As documented in the Imperial Gazetteer, the Rameshwaram island (between Pamban canal and Guf of Mannr) and the Sagarasangamam between Bay of Bengal and Indian ocean are sacred pilgrimage places where people perform traditional prayers in memory of the ancestors, particularly on Ashadha Amavasya day when lakhs of people gather for the annual festival in memory of ancestors. [“The island of Rameswaram is in the shape of a bow and is called Rama’s bow. Each end is called kodi, tip of the bow…Dhanushkodi is an important place of pilgrimage for Hindus…There are a lingam and a vinayagar idols housed in a shed at the bathing ghat. The pilgrims take bath here and offer prayers and perform rituals for the removal of all sins. A bath at the Sethu on a New Moon day, Ardhodaya and Mahodaya is considered very sacred. Here pilgrims bathe and some immerse the ashes of their dead…Ramalingam of Rameswaram is one of the twelve Jyothi Lingams in India. Scholars fix the period of the Ramayana to third century BCE. So the Linga installed by Rama should be now more than 2,200 years old…The masonry structure around he inner shrine of the sanctum sanctorum of the temple was built by a Ceylon prince styled Parakramabhahu in A.D. 1173, the latter having had the stone hewn at Trincohmalle and numbered on the spot ready to be put together…Almost every Sethupathi has done something or other to the temple”Hunter, Sir William Wilson (1886).The Imperial Gazetteer of India. Trübner & co.. pp. 874-877 and 945-951.]
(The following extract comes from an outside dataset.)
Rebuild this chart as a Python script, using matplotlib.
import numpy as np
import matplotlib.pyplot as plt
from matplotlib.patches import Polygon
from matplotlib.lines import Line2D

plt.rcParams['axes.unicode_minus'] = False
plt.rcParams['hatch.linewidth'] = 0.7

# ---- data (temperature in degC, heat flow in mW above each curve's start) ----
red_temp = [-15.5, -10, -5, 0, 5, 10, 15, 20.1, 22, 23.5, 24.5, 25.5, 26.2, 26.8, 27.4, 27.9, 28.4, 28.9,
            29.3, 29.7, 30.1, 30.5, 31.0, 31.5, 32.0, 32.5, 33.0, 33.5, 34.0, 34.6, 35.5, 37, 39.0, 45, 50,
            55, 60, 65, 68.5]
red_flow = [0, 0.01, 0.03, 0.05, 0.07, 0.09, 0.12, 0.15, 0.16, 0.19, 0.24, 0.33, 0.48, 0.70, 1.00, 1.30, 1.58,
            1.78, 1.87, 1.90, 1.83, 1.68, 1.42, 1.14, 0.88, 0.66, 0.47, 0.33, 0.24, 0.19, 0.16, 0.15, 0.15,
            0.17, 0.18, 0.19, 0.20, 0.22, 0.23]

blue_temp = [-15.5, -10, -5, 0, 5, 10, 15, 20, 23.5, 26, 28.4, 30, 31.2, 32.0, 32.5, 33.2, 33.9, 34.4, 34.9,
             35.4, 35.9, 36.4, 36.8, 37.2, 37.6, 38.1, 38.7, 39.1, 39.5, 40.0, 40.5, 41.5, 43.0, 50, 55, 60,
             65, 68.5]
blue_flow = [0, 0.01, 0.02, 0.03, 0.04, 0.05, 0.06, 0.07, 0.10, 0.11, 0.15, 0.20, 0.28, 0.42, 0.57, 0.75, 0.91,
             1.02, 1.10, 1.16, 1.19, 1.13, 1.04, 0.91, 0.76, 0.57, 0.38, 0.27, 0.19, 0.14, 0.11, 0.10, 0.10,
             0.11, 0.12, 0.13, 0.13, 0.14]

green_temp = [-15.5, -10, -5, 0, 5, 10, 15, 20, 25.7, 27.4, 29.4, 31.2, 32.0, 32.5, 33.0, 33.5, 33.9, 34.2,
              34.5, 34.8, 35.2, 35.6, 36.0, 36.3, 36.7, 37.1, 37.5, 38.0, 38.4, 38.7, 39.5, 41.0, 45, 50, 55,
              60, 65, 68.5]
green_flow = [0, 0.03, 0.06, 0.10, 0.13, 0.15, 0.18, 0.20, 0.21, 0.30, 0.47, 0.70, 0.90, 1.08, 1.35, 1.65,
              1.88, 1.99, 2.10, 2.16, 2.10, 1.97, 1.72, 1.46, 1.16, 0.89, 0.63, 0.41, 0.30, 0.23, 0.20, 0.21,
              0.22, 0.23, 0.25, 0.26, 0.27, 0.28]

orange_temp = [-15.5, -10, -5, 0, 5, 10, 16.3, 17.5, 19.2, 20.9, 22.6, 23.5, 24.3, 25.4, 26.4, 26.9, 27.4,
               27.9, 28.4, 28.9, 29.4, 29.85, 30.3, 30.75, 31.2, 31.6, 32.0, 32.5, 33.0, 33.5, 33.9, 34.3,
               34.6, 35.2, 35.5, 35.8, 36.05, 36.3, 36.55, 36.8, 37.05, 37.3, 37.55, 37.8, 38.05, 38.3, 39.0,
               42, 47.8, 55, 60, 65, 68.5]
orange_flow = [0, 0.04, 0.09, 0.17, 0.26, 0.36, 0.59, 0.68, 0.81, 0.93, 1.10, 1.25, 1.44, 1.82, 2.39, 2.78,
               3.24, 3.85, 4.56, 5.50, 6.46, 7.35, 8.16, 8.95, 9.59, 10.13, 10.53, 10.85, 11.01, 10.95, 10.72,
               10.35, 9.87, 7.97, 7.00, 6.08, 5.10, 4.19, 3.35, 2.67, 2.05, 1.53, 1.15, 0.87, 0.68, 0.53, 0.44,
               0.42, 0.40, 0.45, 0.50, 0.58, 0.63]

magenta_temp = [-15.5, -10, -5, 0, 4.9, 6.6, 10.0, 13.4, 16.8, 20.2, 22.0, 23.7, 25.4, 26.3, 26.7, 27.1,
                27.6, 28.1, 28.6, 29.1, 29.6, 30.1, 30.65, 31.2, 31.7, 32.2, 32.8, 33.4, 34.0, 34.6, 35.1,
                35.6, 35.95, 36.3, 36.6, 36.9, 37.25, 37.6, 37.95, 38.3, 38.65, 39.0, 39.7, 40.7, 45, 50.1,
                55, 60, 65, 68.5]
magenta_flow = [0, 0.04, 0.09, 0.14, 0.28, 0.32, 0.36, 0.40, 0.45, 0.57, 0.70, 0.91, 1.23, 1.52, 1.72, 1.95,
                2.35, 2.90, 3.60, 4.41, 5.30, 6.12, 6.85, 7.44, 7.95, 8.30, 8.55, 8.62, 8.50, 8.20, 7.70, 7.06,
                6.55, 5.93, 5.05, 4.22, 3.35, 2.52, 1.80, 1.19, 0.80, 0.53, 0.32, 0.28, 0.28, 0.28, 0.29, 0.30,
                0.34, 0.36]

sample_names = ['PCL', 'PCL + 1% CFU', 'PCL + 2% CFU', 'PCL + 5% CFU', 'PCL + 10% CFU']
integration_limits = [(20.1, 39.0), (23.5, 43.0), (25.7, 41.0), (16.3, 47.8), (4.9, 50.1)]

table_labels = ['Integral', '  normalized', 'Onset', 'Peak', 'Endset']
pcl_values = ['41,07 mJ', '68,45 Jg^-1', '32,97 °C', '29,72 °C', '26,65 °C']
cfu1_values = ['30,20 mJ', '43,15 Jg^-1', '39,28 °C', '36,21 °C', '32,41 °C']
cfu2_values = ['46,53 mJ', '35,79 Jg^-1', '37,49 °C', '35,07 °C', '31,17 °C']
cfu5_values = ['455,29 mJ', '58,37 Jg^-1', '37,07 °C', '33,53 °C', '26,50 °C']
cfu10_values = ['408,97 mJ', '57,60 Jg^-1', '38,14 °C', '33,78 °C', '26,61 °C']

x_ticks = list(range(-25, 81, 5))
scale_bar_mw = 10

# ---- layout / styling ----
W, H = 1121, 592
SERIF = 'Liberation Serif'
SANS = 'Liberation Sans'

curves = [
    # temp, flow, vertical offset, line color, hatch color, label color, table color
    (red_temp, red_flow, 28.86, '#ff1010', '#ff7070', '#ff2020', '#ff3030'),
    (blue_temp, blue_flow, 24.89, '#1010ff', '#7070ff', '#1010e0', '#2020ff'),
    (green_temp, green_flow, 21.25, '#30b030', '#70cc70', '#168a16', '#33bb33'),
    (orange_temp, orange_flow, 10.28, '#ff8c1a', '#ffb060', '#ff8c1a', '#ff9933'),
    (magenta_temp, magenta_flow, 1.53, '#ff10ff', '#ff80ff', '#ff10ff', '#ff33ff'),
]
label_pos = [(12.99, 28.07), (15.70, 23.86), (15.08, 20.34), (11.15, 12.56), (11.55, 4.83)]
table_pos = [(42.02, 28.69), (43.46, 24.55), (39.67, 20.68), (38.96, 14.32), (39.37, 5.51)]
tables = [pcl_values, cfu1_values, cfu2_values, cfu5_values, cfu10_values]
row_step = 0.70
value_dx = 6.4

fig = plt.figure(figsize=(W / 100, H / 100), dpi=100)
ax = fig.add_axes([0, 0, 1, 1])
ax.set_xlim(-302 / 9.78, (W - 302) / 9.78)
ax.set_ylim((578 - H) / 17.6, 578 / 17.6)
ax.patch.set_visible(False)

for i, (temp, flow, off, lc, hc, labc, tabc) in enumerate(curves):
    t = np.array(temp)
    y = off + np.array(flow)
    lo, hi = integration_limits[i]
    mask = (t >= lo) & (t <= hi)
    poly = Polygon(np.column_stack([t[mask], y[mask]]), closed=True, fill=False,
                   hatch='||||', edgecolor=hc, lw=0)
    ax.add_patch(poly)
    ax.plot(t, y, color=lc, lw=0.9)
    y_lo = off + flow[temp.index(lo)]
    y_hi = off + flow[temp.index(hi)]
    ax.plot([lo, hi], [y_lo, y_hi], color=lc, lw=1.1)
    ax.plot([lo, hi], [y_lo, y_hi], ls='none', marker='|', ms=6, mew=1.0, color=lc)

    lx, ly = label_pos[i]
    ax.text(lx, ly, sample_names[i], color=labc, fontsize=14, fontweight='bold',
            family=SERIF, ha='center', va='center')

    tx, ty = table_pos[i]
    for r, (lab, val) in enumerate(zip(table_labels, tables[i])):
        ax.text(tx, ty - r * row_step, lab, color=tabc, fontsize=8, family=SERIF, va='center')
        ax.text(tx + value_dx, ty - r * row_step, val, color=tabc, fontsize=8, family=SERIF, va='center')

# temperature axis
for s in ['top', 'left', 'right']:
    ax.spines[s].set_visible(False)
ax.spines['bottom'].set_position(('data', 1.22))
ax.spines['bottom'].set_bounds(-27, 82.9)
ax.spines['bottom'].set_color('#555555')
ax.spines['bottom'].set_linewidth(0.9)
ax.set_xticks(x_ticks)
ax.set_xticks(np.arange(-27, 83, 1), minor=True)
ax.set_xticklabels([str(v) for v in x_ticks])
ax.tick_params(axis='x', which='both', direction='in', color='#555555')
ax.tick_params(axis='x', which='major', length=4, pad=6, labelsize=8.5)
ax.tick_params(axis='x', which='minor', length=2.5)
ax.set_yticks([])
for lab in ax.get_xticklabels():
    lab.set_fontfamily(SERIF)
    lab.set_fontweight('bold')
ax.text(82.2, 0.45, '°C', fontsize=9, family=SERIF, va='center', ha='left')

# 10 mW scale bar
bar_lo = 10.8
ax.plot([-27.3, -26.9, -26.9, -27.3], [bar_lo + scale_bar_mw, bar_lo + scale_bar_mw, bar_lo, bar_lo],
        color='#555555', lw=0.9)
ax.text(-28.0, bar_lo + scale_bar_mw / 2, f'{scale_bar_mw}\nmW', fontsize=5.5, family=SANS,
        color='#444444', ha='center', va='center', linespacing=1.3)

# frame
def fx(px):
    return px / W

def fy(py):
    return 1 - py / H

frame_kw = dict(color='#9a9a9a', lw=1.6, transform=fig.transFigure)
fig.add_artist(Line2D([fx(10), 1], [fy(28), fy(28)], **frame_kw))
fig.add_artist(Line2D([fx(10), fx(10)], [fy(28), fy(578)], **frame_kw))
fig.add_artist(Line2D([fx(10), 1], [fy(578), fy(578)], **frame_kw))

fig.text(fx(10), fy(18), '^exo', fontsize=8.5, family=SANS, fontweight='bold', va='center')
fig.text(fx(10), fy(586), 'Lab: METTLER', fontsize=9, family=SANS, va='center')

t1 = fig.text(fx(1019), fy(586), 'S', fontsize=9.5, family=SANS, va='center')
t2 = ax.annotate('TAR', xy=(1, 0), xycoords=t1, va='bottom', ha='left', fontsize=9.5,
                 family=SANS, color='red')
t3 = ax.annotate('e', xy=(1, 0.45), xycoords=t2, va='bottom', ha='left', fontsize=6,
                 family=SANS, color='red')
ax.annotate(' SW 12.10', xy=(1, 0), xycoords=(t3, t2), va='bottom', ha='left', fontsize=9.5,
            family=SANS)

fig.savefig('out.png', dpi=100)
During the tsunamis, it was Adam’s Bridge and Sri Lanka that saved the southern coastline when Nagapattinam and other northern shores were ravaged. Any deep channel which connected the turbulent Bay of Bengal and the calm Gulf of Mannar which is a National Marine Bioreserve, a fragile ecological zone producing sacred conch-shells (turbinella pyrum), could spell doom for the southern Tamil Nadu coastline and cause irretrievable devastation of the thorium (monazite sand) accumulations in Manavalakuricchi, Chavara and Aluva.

Considering these factors and the questionable economics of any channel in Sethusamudram which is not likely to result in any benefit for navigation vessels between the Arabian Sea and Bay of Bengal, we ask that the Sethusamudram channel project should be abandoned.
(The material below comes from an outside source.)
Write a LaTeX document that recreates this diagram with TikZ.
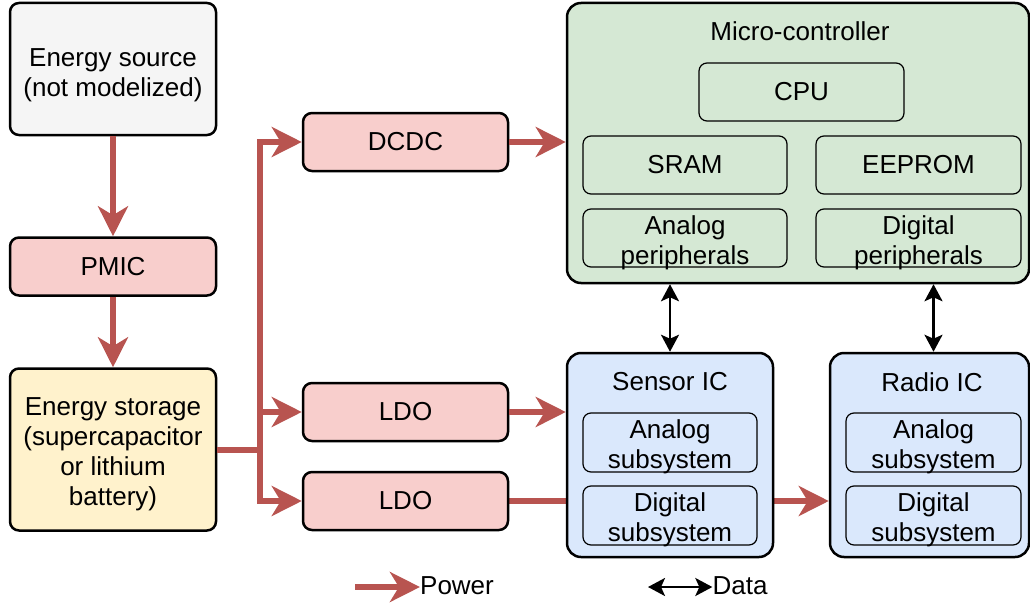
\documentclass[tikz,border=0pt]{standalone}
\usepackage{fontspec}
\setmainfont{Liberation Sans}
\usetikzlibrary{positioning,arrows.meta,backgrounds}

\definecolor{powred}{HTML}{B85450}
\definecolor{pinkfill}{HTML}{F8CECC}
\definecolor{greenfill}{HTML}{D5E8D4}
\definecolor{bluefill}{HTML}{DAE8FC}
\definecolor{yellowfill}{HTML}{FFF2CC}
\definecolor{greyfill}{HTML}{F5F5F5}

\begin{document}
\begin{tikzpicture}[x=1pt,y=1pt,
  every node/.style={inner sep=0pt, align=center, font=\fontsize{26}{30}\selectfont},
  twoline/.style={text depth=0pt, text height=52pt},
  block/.style={draw=black, line width=2.5pt, rounded corners=9pt, minimum width=206pt, minimum height=58pt},
  chip/.style={draw=black, line width=2.5pt, rounded corners=14pt},
  part/.style={draw=black, line width=1.2pt, rounded corners=8pt, minimum width=204pt, minimum height=58pt},
  power/.style={draw=powred, line width=6pt, -{Stealth[length=30pt,width=30pt,inset=9pt]}},
  data/.style={draw=black, line width=2.5pt, {Stealth[length=17pt,width=18pt,inset=4pt]}-{Stealth[length=17pt,width=18pt,inset=4pt]}}]
\useasboundingbox (0,0) rectangle (1030,-610);
% energy chain
\node [block, twoline, text height=54pt, fill=greyfill, minimum height=132pt] (src) at (113,-69) {Energy source\\(not modelized)};
\node [block, fill=pinkfill] (pmic) at (113,-266.5) {PMIC};
\node [block, fill=yellowfill, minimum height=162pt, text depth=0pt, text height=112pt] (store) at (113,-449.5) {Energy storage\\(supercapacitor\\or lithium\\battery)};
\node [block, fill=pinkfill, minimum width=205pt] (dcdc) at (405.5,-142) {DCDC};
\node [block, fill=pinkfill, minimum width=205pt] (ldoa) at (405.5,-412) {LDO};
\node [block, fill=pinkfill, minimum width=205pt] (ldob) at (405.5,-501) {LDO};
\coordinate (jn) at (260,-450);
% micro-controller
\node [chip, fill=greenfill, minimum width=462pt, minimum height=280pt] (mcu) at (798,-143) {};
\node (mcut) at (800,-31) {Micro-controller};
\node [part, minimum width=205pt] (cpu) at (801.5,-92) {CPU};
\node [part] (sram) at (685,-165) {SRAM};
\node [part, minimum width=205pt] (eeprom) at (918.5,-165) {EEPROM};
\node [part, twoline] (aper) at (685,-238) {Analog\\peripherals};
\node [part, twoline, minimum width=205pt] (dper) at (918.5,-238) {Digital\\peripherals};
% sensor and radio
\node [chip, fill=bluefill, minimum width=206pt, minimum height=204pt] (sens) at (670,-455) {};
\node (senst) at (670,-382) {Sensor IC};
\node [part, twoline, minimum width=174pt, minimum height=59pt] (sana) at (670,-442.5) {Analog\\subsystem};
\node [part, twoline, minimum width=174pt, minimum height=59pt] (sdig) at (670,-515.5) {Digital\\subsystem};
\node [chip, fill=bluefill, minimum width=199pt, minimum height=204pt] (radio) at (929.5,-455) {};
\node (radiot) at (932,-382) {Radio IC};
\node [part, twoline, minimum width=175pt, minimum height=59pt] (rana) at (933.5,-442.5) {Analog\\subsystem};
\node [part, twoline, minimum width=175pt, minimum height=59pt] (rdig) at (933.5,-515.5) {Digital\\subsystem};
% power
\draw [power] (src) -- (pmic);
\draw [power] (pmic) -- (store);
\draw [power, -] (store.east) -- (store.east -| jn);
\draw [power] (jn) |- (dcdc.west);
\draw [power] (jn) |- (ldoa.west);
\draw [power] (jn) |- (ldob.west);
\draw [power] (dcdc.east) -- (dcdc.east -| mcu.west);
\draw [power] (ldoa.east) -- (ldoa.east -| sens.west);
\begin{pgfonlayer}{background}
\draw [power] (ldob.east) -- (ldob.east -| radio.west);
\end{pgfonlayer}
% data
\draw [data] (sens.north) -- (sens.north |- mcu.south);
\draw [data] (rana.north |- radio.north) -- (rana.north |- mcu.south);
% legend
\node (lgpow) at (457,-586) {Power};
\coordinate (lgpa) at (355,-587);
\draw [power] (lgpa) -- (lgpa -| lgpow.west);
\node (lgdat) at (740,-586) {Data};
\coordinate (lgda) at (648,-587);
\draw [data] (lgda) -- (lgda -| lgdat.west);
\end{tikzpicture}
\end{document}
We demand that Government should declare Rameshwaram island and the Sagarasangamam on Gulf of Mannar and Ramasetu as national monuments and sacred pilgrimage centres like Brahmasarovar in Kurukshetra and Majuli island on River Brahmaputra. Such a declaration will be consistent with the criteria laid down in Ancient Monuments and Archaeological Sites and Remains Act, 1958.

While expecting these actions on the part of Government of India in recognition of the existence of not only the faith of the people, we request, on national considerations, that the Union Government to consider other options to develop the lives of the coastal people by forming Marine cooperatives as Special Economic Zones (under the new Law of the Sea extending territorial waters to 200 nautical miles) with adequate berths for larger-sized sea-faring vessels and airconditioned storage facilities for aquatic harvests gathered by the fisherfolk and maritime traders. Other options include the development of Tuticorin and Vizhinjam container international ports with freight corridor links to Chennai and Kolkata and laying natural gas and oil pipelines from western coast to eastern coast of India.